::: INFORMATION SUPPLIED :::
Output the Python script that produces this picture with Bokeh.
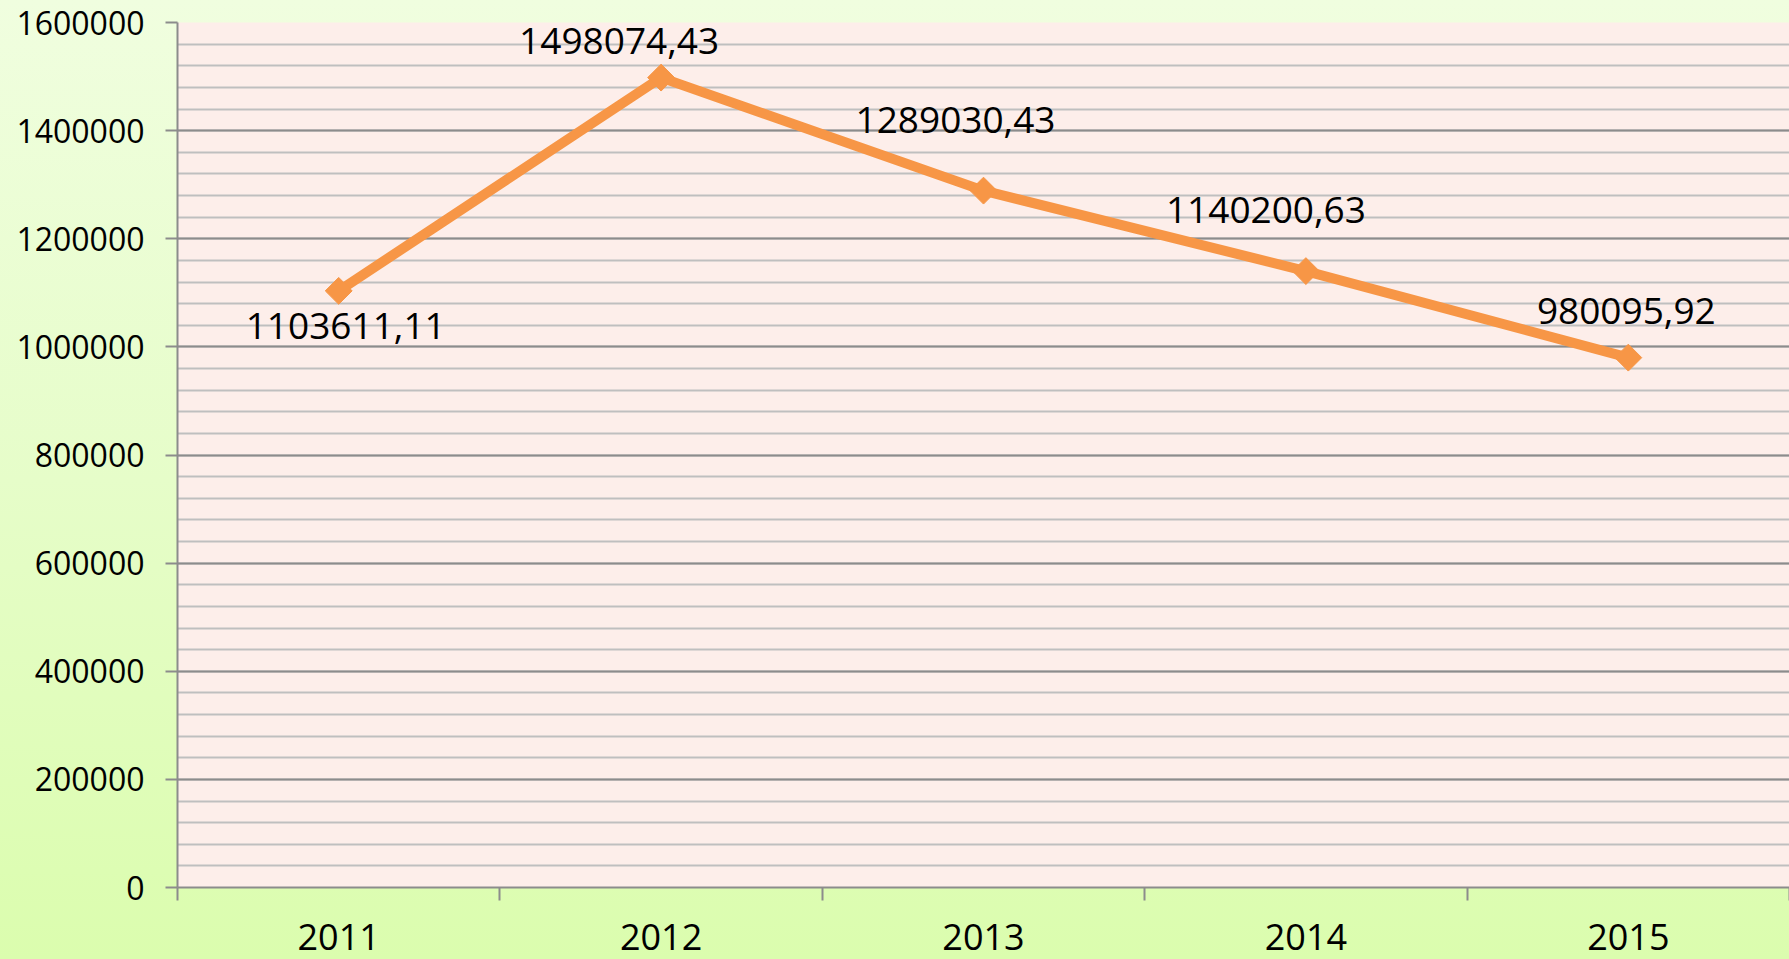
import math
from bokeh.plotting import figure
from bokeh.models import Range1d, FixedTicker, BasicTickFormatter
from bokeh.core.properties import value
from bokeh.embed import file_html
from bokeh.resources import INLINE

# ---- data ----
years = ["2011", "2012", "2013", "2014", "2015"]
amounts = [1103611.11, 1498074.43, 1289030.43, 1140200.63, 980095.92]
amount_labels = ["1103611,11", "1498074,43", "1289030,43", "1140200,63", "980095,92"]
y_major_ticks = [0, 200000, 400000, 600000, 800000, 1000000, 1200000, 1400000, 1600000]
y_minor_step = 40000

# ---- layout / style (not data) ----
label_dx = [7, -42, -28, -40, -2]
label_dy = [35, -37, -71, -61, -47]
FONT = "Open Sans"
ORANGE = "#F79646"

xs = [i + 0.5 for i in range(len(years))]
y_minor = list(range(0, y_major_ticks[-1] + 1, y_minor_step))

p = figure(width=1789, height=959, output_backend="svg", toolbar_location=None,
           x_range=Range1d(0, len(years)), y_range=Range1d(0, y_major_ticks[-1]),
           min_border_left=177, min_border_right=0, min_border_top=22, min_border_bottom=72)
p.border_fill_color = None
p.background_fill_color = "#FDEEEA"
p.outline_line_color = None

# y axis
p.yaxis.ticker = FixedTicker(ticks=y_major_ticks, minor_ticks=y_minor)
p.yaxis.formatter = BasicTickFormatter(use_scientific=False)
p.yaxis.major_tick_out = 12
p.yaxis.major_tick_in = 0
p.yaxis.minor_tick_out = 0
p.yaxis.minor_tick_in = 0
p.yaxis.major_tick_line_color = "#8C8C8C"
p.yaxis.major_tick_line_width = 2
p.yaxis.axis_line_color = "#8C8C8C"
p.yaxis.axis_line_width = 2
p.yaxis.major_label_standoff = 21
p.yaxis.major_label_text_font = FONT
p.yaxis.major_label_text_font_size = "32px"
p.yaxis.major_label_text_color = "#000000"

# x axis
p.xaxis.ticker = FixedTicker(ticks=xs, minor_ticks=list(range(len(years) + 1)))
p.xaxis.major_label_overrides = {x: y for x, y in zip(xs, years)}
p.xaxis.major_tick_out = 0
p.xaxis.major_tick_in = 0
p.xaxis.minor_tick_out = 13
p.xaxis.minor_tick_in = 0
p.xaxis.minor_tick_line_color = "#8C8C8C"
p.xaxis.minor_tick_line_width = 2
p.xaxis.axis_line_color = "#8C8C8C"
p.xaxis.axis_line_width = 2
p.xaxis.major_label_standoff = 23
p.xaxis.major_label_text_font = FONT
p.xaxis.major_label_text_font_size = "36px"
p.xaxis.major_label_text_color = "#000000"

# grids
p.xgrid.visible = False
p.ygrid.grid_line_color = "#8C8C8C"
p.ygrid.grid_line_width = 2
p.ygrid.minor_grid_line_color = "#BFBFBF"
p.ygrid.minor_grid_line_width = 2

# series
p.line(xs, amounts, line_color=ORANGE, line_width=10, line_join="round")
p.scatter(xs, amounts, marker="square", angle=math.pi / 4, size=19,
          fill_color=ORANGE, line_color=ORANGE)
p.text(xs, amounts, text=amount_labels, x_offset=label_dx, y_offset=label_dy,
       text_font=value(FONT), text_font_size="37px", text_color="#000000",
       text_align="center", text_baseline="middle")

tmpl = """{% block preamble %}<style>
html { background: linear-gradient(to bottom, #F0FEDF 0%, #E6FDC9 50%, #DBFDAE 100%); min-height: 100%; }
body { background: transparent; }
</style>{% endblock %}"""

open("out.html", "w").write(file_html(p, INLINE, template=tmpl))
:::
WHAT IS ASKED
Skip the pictures, please, and transcribe only the lines from the beginning of the material through the one that contains "from bokeh.resources import INLINE".

SOLUTION
Output the Python script that produces this picture with Bokeh.
import math
from bokeh.plotting import figure
from bokeh.models import Range1d, FixedTicker, BasicTickFormatter
from bokeh.core.properties import value
from bokeh.embed import file_html
from bokeh.resources import INLINE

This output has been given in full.